While most of the hedge fund indexes outstripped the 3 percent return of the S&P 500, that's not a fair comparison, since most funds aren't limited to domestic investments.  A better comparison would be a global benchmark, like the S&P Global 1200 or the MSCI World Index: Those indexes rose 7.6 percent and 9.5 percent, respectively, leaving most hedge funds in the dust.

It doesn't even get much better if you drill down to the specific strategy level.  None of the six strategies tracked by the Dow Jones Hedge Fund indexes matched global market returns, and of the five strategies tracked by S&P, only long/short funds even approached global returns, delivering 9 percent growth.

What gives?  The problem, according to many industry watchers, is that there's simply too much money floating around. Hedge fund assets have doubled over the past five years, rising from about $500 million in 2000 to more than $1 trillion.  Hedge fund assets now make up almost 7 percent of total mutual fund assets worldwide, up from just 2.36 percent at the start of 1999, according to the Hennessee group.  And there's simply nowhere for this money to go.

Hedge funds have traditionally thrived on exploiting inefficiencies in the marketplace, often using options and futures strategies to, for instance, make money on small arbitrage opportunities.  But today, all that money is chasing the same returns, and it appears that there just aren't enough inefficiencies in the marketplace for these funds to exploit. 

Toward this end, the flat returns for S&P's arbitrage sub-index are telling. The returns for arbitrage funds have been shrinking steadily over the past few years.

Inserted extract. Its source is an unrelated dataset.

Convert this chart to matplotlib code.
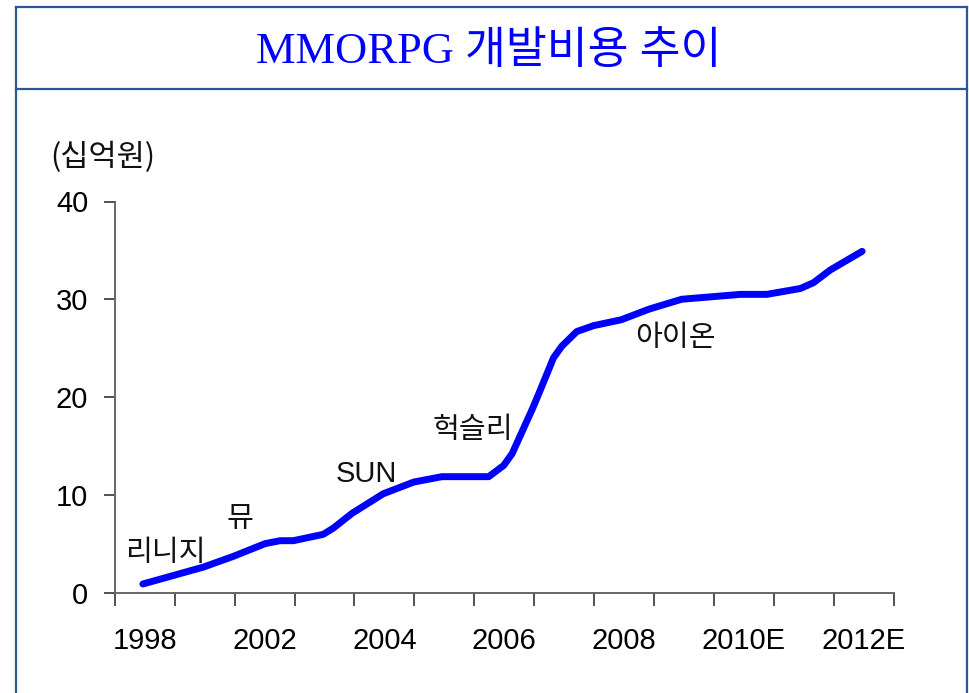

The S&P sub-index has posted 4.8 percent average returns over the past five years, 1.5 percent over the past 3, and nothing for the past 12 months. 

Hedge fund experts are quick to point out that hedge funds aim for "absolute returns," and they don't concern themselves with benchmark comparisons. But those absolute returns are shrinking.  As mentioned, the Van-Global Hedge Fund Index was the best performing hedge fund index last year, posting 8.3 percent returns.  But that was barely half of the average 15.5 percent return posted by that index since 1990.

The generous explanation is that volatility is down across all market sectors, and that there are fewer opportunities for fund managers to exploit.  The more likely explanation, if you ask me, is that the room has gotten too crowded … and the best days of the hedge fund industry may be behind us.